Components and Nodes
A deployment diagram illustrates the physical deployment of the system into a production (or test) environment. It shows where components will be located, on what servers, machines or hardware. It may illustrate network links, LAN bandwidth & etc.
Requirements
Components may have requirements attached to indicate their contractual obligations - that is, what service they will provide in the model. Requirements help document the functional behaviour of software elements.
Constraints
Components may have constraints attached which indicate the environment in which they operate. Pre-conditions specify what must be true before a component can perform some function; post-conditions indicate what will be true after a component has done some work and Invariants specify what must remain true for the duration of the components lifetime.
Scenarios
Scenarios are textual/procedural descriptions of an object's actions over time and describe the way in which a component works.
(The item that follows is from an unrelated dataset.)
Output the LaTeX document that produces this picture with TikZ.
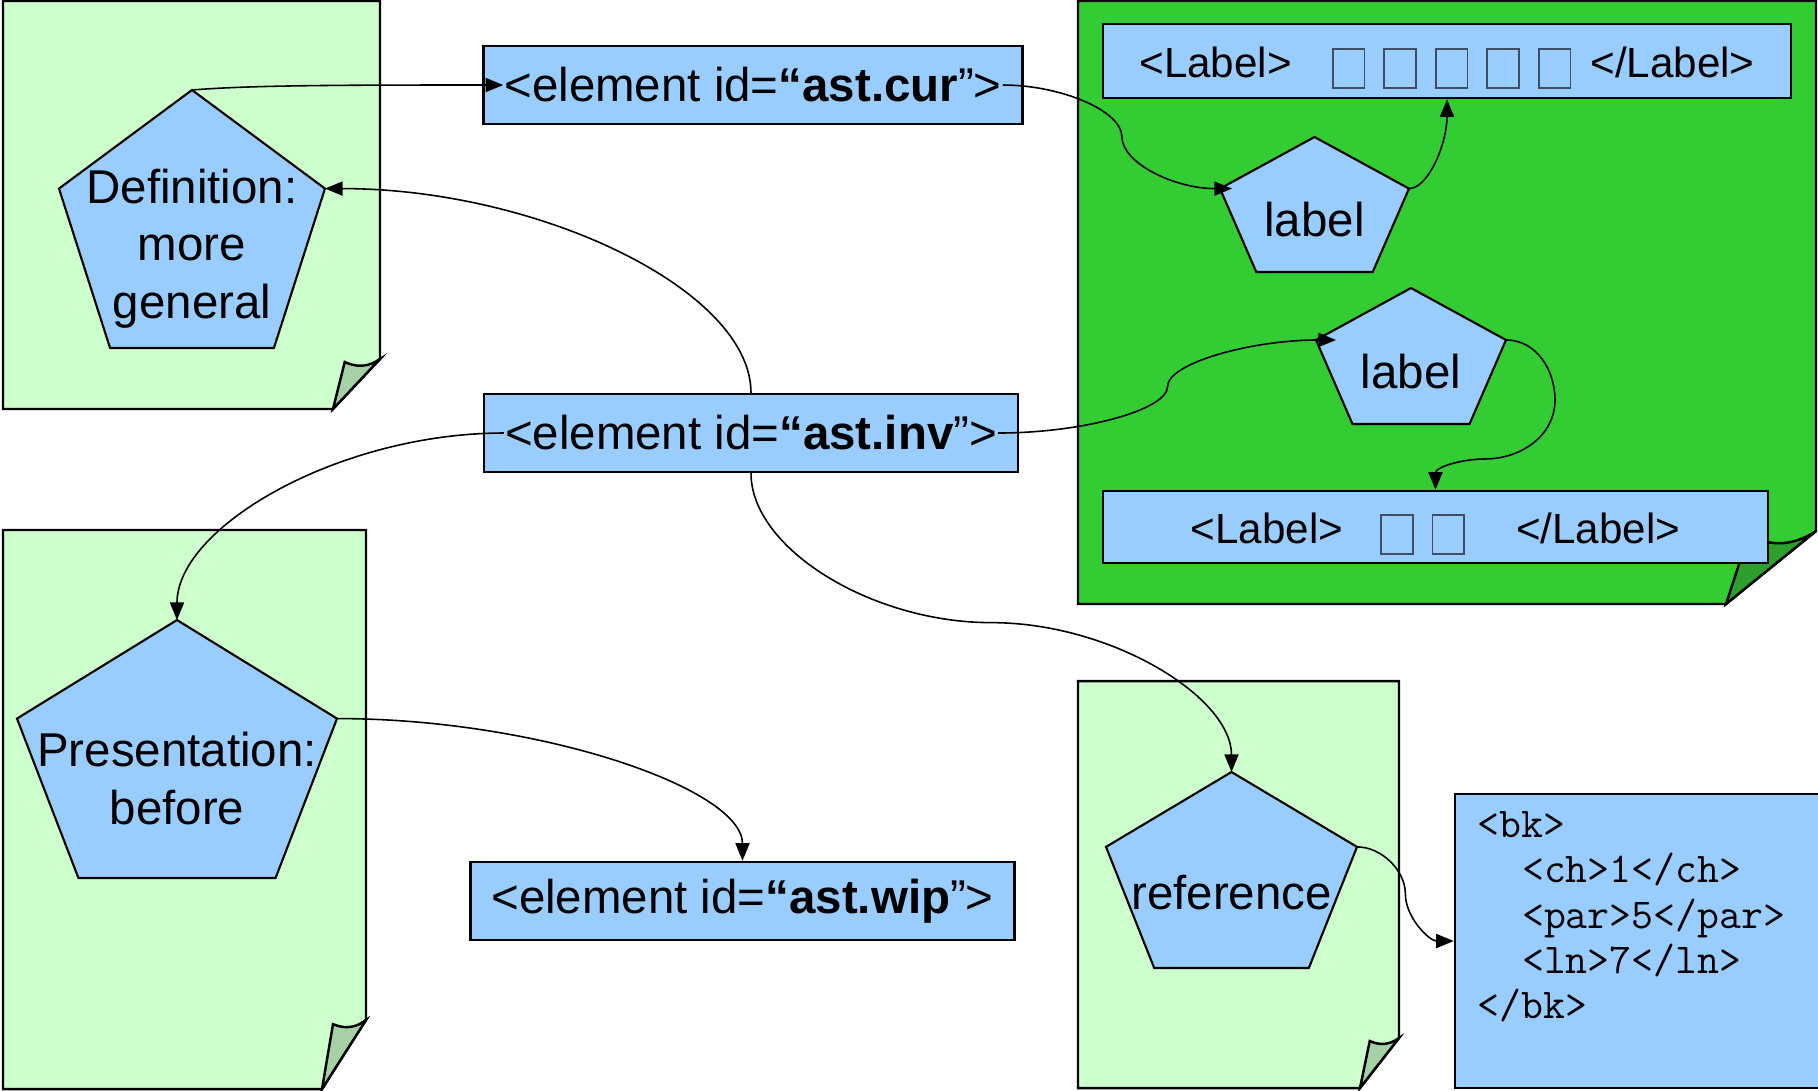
\documentclass[tikz,border=0pt]{standalone}
\usepackage{fontspec}
\setmainfont{Liberation Sans}
\usepackage{xcolor}
\usepackage{tikz}
\usetikzlibrary{calc,arrows.meta}
\definecolor{cellblue}{HTML}{99CCFF}
\definecolor{paper}{HTML}{CCFFCC}
\definecolor{paperfold}{HTML}{A6D1A6}
\definecolor{sheetgreen}{HTML}{33CC33}
\definecolor{sheetfold}{HTML}{2C9F2C}
\definecolor{tofugray}{HTML}{3E4E60}

% placeholder box for a glyph the font could not show
\newcommand{\tofu}{{\setlength{\fboxsep}{0pt}\setlength{\fboxrule}{0.5pt}%
  \fcolorbox{tofugray}{cellblue}{\rule[-0.10cm]{0pt}{0.37cm}\hspace{0.30cm}}}}

\begin{document}
\begin{tikzpicture}[
  elem/.style={rectangle, draw, fill=cellblue, line width=0.7pt, minimum height=0.78cm,
    inner xsep=2.1mm, font=\fontsize{13.5}{16}\selectfont},
  tag/.style={rectangle, draw, fill=cellblue, line width=0.7pt, inner sep=0pt,
    text height=0.43cm, text depth=0.11cm, font=\fontsize{12}{14}\selectfont},
  pentext/.style={align=center, inner sep=0pt, font=\fontsize{13.5}{16.4}\selectfont},
  codebox/.style={rectangle, draw, fill=cellblue, line width=0.7pt},
  codetext/.style={align=left, inner sep=0pt, font=\ttfamily\fontsize{12.1}{12.9}\selectfont},
  conn/.style={-{Triangle[length=5pt,width=4pt]}, line width=0.45pt},
  % sheet with a curled corner: width, height, fold width, fold height, fill, fold fill
  pics/page/.style n args={6}{code={
    \path[draw, line width=0.7pt, fill=#5] (0,0) -- (#1,0) -- (#1,#4-#2) -- (#1-#3,-#2) -- (0,-#2) -- cycle;
    \path[draw, line width=0.7pt, fill=#6] (#1,#4-#2) to[bend left=30] (#1-.75*#3,.94*#4-#2) -- (#1-#3,-#2) -- cycle;
  }},
  % stretched pentagon: width, height, text
  pics/pent/.style n args={3}{code={
    \path[draw, line width=0.6pt, fill=cellblue]
      (0,#2/2) coordinate (-top) -- (#1/2,#2/2-.382*#2) coordinate (-r)
      -- (.308*#1,-#2/2) -- (-.308*#1,-#2/2)
      -- (-#1/2,#2/2-.382*#2) coordinate (-l) -- cycle;
    \node[pentext] (-txt) at (0,-.115*#2) {#3};
  }}
]
  \useasboundingbox (0,0) rectangle (18.18,-10.90);

  % pages
  \pic (defpage) at (0.03,-0.01) {page={3.77}{4.08}{0.47}{0.50}{paper}{paperfold}};
  \pic (prespage) at (0.03,-5.30) {page={3.63}{5.59}{0.44}{0.69}{paper}{paperfold}};
  \pic (refpage) at (10.78,-6.81) {page={3.21}{4.07}{0.39}{0.50}{paper}{paperfold}};
  \pic (sheet) at (10.78,-0.01) {page={7.38}{6.03}{0.90}{0.73}{sheetgreen}{sheetfold}};

  % element ids
  \node[elem, minimum width=5.34cm] (cur) at (7.53,-0.85) {<element id=\textbf{“ast.cur}”>};
  \node[elem, minimum width=5.30cm] (inv) at (7.51,-4.33) {<element id=\textbf{“ast.inv}”>};
  \node[elem, minimum width=5.41cm] (wip) at (7.425,-9.01) {<element id=\textbf{“ast.wip}”>};

  % label strings
  \node[tag, minimum width=6.88cm, minimum height=0.74cm] (tagtop) at (14.47,-0.61)
    {<Label>\hspace{0.40cm}\tofu\hspace{0.18cm}\tofu\hspace{0.18cm}\tofu\hspace{0.18cm}\tofu\hspace{0.18cm}\tofu\hspace{0.19cm}</Label>};
  \node[tag, minimum width=6.65cm, minimum height=0.72cm] (tagbot) at (14.355,-5.27)
    {<Label>\hspace{0.37cm}\tofu\hspace{0.18cm}\tofu\hspace{0.51cm}</Label>};

  % pentagons
  \pic (def) at (1.92,-2.19) {pent={2.66}{2.58}{Definition:\\more\\general}};
  \pic (pres) at (1.77,-7.49) {pent={3.20}{2.58}{Presentation:\\before}};
  \pic (lbla) at (13.145,-2.045) {pent={1.89}{1.35}{label}};
  \pic (lblb) at (14.11,-3.56) {pent={1.90}{1.36}{label}};
  \pic (refp) at (12.315,-8.70) {pent={2.51}{1.96}{reference}};

  % reference record
  \node[codebox, minimum width=3.75cm, minimum height=2.94cm] (code) at (16.425,-9.41) {};
  \node[codetext, anchor=north west] (codetxt) at ([xshift=2.3mm,yshift=-1.8mm]code.north west)
    {<bk>\\\hspace*{1.05em}<ch>1</ch>\\\hspace*{1.05em}<par>5</par>\\\hspace*{1.05em}<ln>7</ln>\\</bk>};

  % connectors
  \draw[conn] (def-top) .. controls +(0.6,0.05) and +(-1.5,0) .. ([xshift=2.1mm]cur.west);
  \draw[conn] ([xshift=-2.1mm]cur.east) .. controls +(0.58,0) and +(0,0.26) .. ($(cur.east)!.5!(lbla-l)$)
    .. controls +(0,-0.26) and +(-0.58,0) .. ([xshift=1.2mm]lbla-l);
  \draw[conn] (lbla-r) .. controls +(0.19,0) and +(0,-0.45) .. (tagtop.south);
  \draw[conn] ([xshift=-2.1mm]inv.east) .. controls +(0.86,0) and +(0,-0.23) .. ($(inv.east)!.5!(lblb-l)$)
    .. controls +(0,0.23) and +(-0.86,0) .. ([xshift=2mm]lblb-l);
  \draw[conn] (lblb-r) to[out=0,in=90] ++(0.49,-0.6) to[out=-90,in=0] ++(-0.7,-0.59)
    to[out=180,in=90] (tagbot.north);
  \draw[conn] (inv.north) .. controls +(0,1.03) and +(2.13,0) .. (def-r);
  \draw[conn] ([xshift=2.1mm]inv.west) .. controls +(-1.65,0) and +(0,0.93) .. (pres-top);
  \draw[conn] (inv.south) .. controls +(0,-0.75) and +(-1.2,0) .. ($(inv.south)!.5!(refp-top)$)
    .. controls +(1.2,0) and +(0,0.75) .. (refp-top);
  \draw[conn] (pres-r) .. controls +(2.03,0) and +(0,0.72) .. (wip.north);
  \draw[conn] (refp-r) .. controls +(0.245,0) and +(0,0.235) .. ($(refp-r)!.5!(code.west)$)
    .. controls +(0,-0.235) and +(-0.245,0) .. (code.west);
\end{tikzpicture}
\end{document}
Multiple scenarios may be created to describe the basic path (a perfect run through) as well as exceptions, errors and other conditions.
Traceability
You may indicate traceability through realisation links. A component may implement another model element (eg. a use case) or a component may be implemented by another element (eg. a package of classes). By providing realisation links to and from components you can map the dependencies amongst model elements and the traceability from the initial requirements to the final implementation.
An Example
The following example shows how components may be linked to provide a conceptual/logical view of a systems construction. This example is concerned with the server and security elements of an on-line book store. It includes such elements as the web server, firewall, ASP pages & etc.
Server Components
This diagram illustrates the layout of the main server side components that will require building for an on-line book store. These components are a mixture of custom built and purchased items which will be assembled to provide the required functionality.
Security Components
The security components diagram shows how security software such as the Certificate Authority, Browser, Web server and other model elements work together to assure security provisions in the proposed system.